I think this basically depends on one fact: people want to share their experiences. That’s what happens when you see a movie: you always stop afterwards with friends to discuss it. It’s also what happened when we presented Emperor in group screenings: we would show our work to five, six people at the same time, and immediately we saw the dialogue between them open up. And more than with us as authors, they wanted to confront each other, to share what they had seen and felt during the experience. 

To me, this sharing moment is fundamental not just for fruition, but for the project itself: the user often has doubts about what they are doing or should be doing when wearing a headset and are alone in there with their thousand questions. To be able to talk about it with other users, actually helps you understand the story better… and your role in it. 

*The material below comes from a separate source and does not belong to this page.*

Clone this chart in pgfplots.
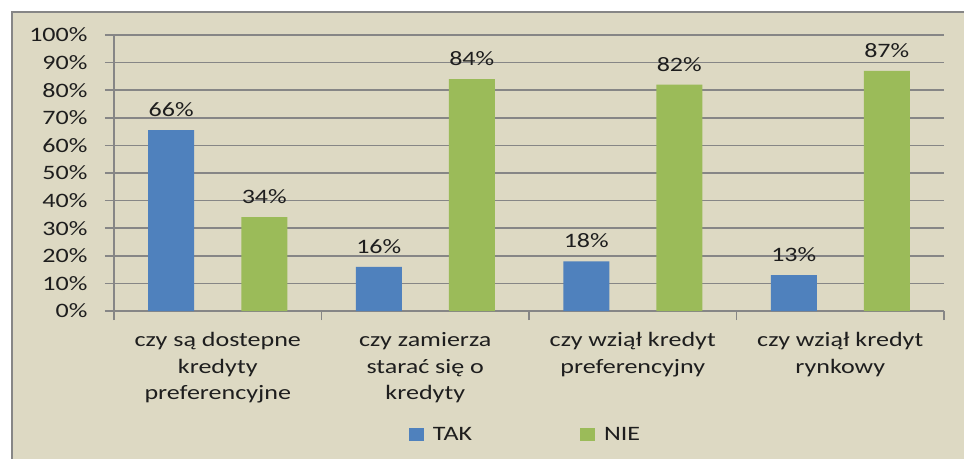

I.C. – Much of Cinema consists of debriefing after the film. In the immersive field, we are not really offering that experience of debriefing, at least in the current setup of events. So I think that’s something that could be rethought a little bit.

What would you suggest to venues and events to facilitate these moments of discussion among users?

I.C. – An example… I think it would be interesting, in a festival or a place that hosts a group of collective works, to have two screenings at the same time: project A on some headsets, project B on others. The screenings should take place at the same time, so that people can finish the experience at approximately the same moment. This would facilitate a more theater-like fruition, reducing those moments of communication gap when two people are confronting each other and realize they cannot say anything to each other because they have watched different works. 

This approach would be absolutely feasible because it would not change the setup of the event per se, but would simply require a different organization.

M.B. –  Another thing that is very relevant for venues, in my opinion, is to work on effective user reception. At some events I went to, I happened to find facilitators who were running 8 or 10 immersive pieces at the same time and they hadn’t even tried them all…. The user may feel disoriented, might even skip some of the experiences they might be interested in because the facilitator has not seen the work, and therefore cannot convey it in its salient features. 

The welcoming moment is crucial: the person who does it must have already experienced the work and be able to tell you what it is about. From this point of view, organizing an event with the same schedules, and the same experiences would facilitate this part as well, ensuring a generally better viewing experience for everyone. 

I.C. – We should envision new venues that can accommodate these moments of discussion, not just with the creators, but with the rest of the audience. A place with an adjacent lobby, maybe, where we can have coffee and discuss what we have seen. And I think it is important to have this moment of decompression not only after the experience but also before it begins. 

At Cannes, this year, I had the opportunity to try Evolver. There was a moment at the beginning of the experience when users were taken through a simple guided meditation, no headset on yet. You basically had to spend a few minutes with your eyes closed to synchronize yourself with the other people participating in the experience. 

Being forced to meditate for ten minutes before having that VR experience was actually great! It opened me up to what was going to happen next. 

It’s like the movies: when you walk into the theater, your mind is somehow polluted by everything that has happened to you up to that point and you need time to prepare for what you are about to watch. I think of the Hollywood classic films. The opening credits, in their length, did just that: they helped to ease your mind, to make you slowly forget the rest of your life and prepare you for the movie. 

I believe there is some value in trying to create these introductory moments in our field as well, so that immersive experiences are not consumed almost like technical demos, but enjoyed properly.

M.B. – It’s the sacralization of the moment. And it is necessary in the immersive world as well.